Assim após intensa pesquisa só consegui encontrar num alfarrabista da feira do livro de Lisboa um livro antigo, com ortografia anterior a 1973, com os dois primeiros volumes reunidos de "O Tempo e o Vento" que constituem a primeira das três partes desta extensa obra e designada por "O Continente".
"O Tempo e o Vento" é um romance em forma de saga que desenvolve a formação da família Cambará através da fusão de sangue índio, açoriano luso-flamengo, paulista e até de um salteador errante que se torna sedentário por amor. O narrar-se estas origens no século XVIII e o posterior evoluir das várias gerações Cambará serve de meio para dar a conhecer ao leitor as lutas entre Portugal, Espanha e oportunismos ingleses, bem como o papel das Missões jesuíticas, que levam à definição das fronteira meridionais do Brasil com o Uruguai e a Argentina e prosseguir pela criação da província do Continente do Rio Grande de São Pedro, as suas guerras internas e fronteiriças, o estabelecimento da sua população com migrações brasileiras e imigrações açorianas, lusitanas, alemães e italianas, passando pela independência do País e indo até ao início da república federal com a instituição do Estado do Rio Grande do Sul já no fim do século XIX com o seu carácter cultural único, com virtudes e defeitos bem evidenciados na obra, que mistura todas as proveniências do seus habitantes, aproveitamentos políticos, influências religiosas e onde as raízes açorianas merecem um destaque no romance, não só com a Cavalhadas típicas da Ribeira Grande em São Miguel, como a dança da chamarrita tão forte no Faial e Pico e a culinária misturada com os produtos locais.

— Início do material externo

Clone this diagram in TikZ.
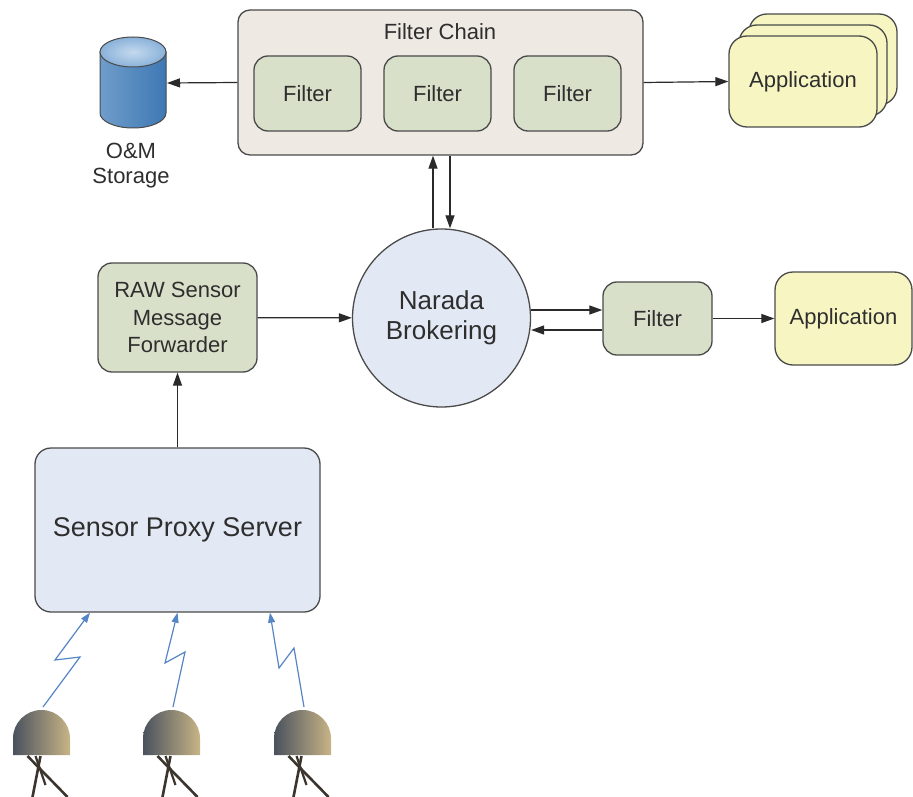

Érico Veríssimo com uma escrita elaborada que mistura linguagem popular com a escorreita, não expõe de uma forma linear esta saga: a obra começa num momento em que a família Cambará está sitiada no seu ninho histórico quando das lutas entre republicanos e federalistas em 1897 e depois com recuos e avanços em capítulos diferentes constrói toda a história destas gentes com grandes personagens e perfis psicológicos fortíssimos como Pedro Missioneiro, Ana Terra, Rodrigo Cambará, Bibiana Terra Cambará, Licurgo Cambará e Ana Valéria Terra que sem dúvida estão ao nível de outras figuras da literatura mundial. Um magnífico romance que deve ser lido não só pelo povo do Rio Grande do Sul, mas por todos os Brasileiros e Portugueses, sobretudo Açorianos.
Espero ter oportunidade de ler as sequelas desta saga: "O Retrato", e "O Arquipélago" que completam "O Tempo e o Vento" e penetram pelo século XX e onde seguramente a influência Açoriana se deve ir autonomizando e tornando-se cada vez mais Brasileira.